Fresh opening of import LCs fell 18.03 per cent during the July-September of FY24 as a result of depreciation pressure on foreign exchange and close monitoring of LC operations by the central bank of Bangladesh.

Economists and businesspeople say lower-than-necessary imports have downstream economic implications as the supply chains get into volatility for want of adequate supplies, as is evident from what is dubbed 'price anarchy' right now in markets.

The overall import trade in terms of opening letters of credit dipped to US$ 15.9 billion, down 18.03 per cent during the first quarter of the current fiscal year, 2023-24, over its corresponding period a year before, data compiled by the Bangladesh Bank showed.

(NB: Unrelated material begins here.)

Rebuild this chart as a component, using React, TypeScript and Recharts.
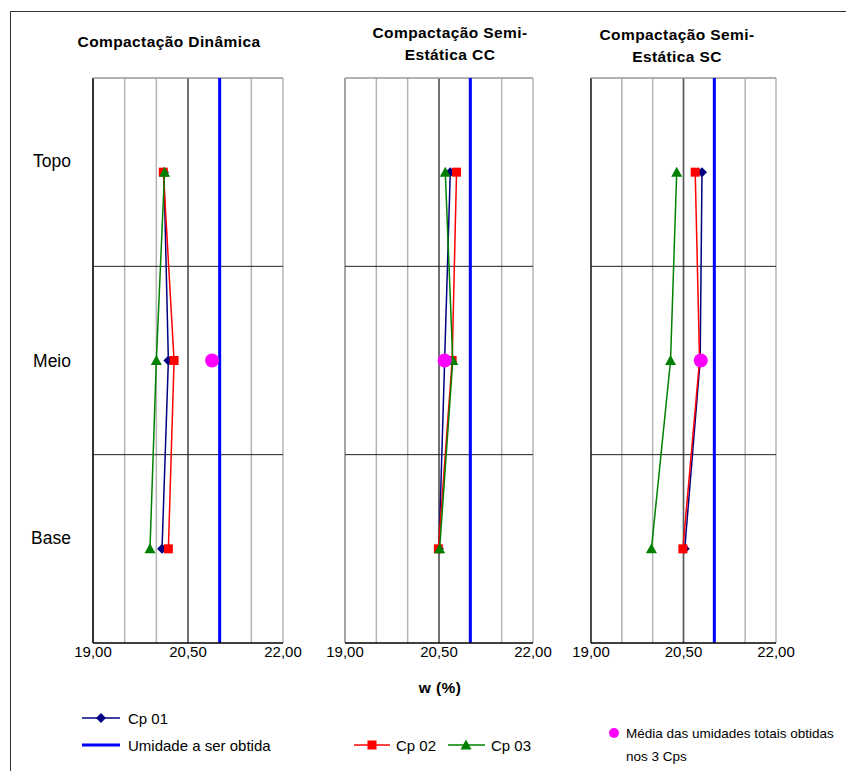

Supplies of consumer goods like cereals, edible oils and so took a knock as the import category dropped by 48 per cent to $1.4 billion year on year in July-September 2023, according to the data. The import of capital machinery also plunged, by nearly 24 per cent to $547 million, with its implications on production chain as well as domino effect on the market.

And the import of intermediate goods -- again a necessity for industrial production -- dropped nearly 28 per cent to $ 1.1 billion during the period under review. Another squeeze on economic activity comes from fuel front -- petroleum imports registered a fall by 12.4 per cent to $2.4 billion over the corresponding period. And industrial raw-material imports declined by 22.6 per cent to approximately $5.2 billion during this past July-September period. A saving grace is seen only in 'others' category, with an increase in imports by 5.24 per cent to $5.2billion.

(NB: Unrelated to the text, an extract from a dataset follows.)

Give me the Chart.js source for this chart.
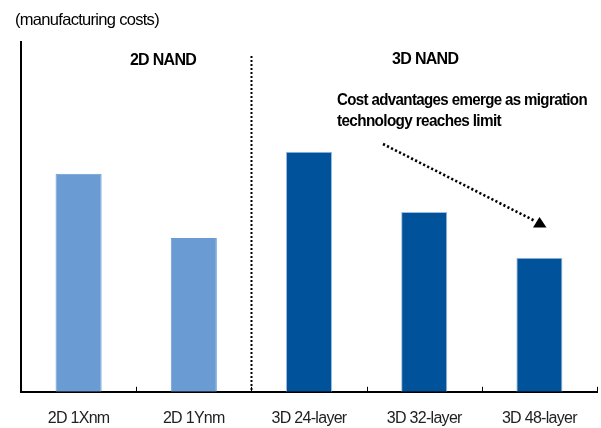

Bangladesh mainly makes cash import, accounting for around 60 per cent of the turnover. Import on buyer credit, loans and grants as well as IDB loan also takes place. Economists and manufacturers find two main reasons behind the sharp fall in imports. Dollar shortage is one as the banks are unwilling to open LCs. They also identified higher inflation which helps trim import of some luxury goods and upcoming general election.

Dr Ahsan H Mansur, executive director of the Policy Research Institute of Bangladesh (PRI), blames dollar shortage for the downturn in capital-machinery imports.

"There is also uncertainty in both export and domestic markets. Generally, sales are down," he says explaining the crunch situation. The economist notes that the global commodity market is favourable as prices over there have eased. But "we fail to import because of dollar".

Interbank dollar-taka exchange rate is now Tk 110.5, according to Bangladesh Bank.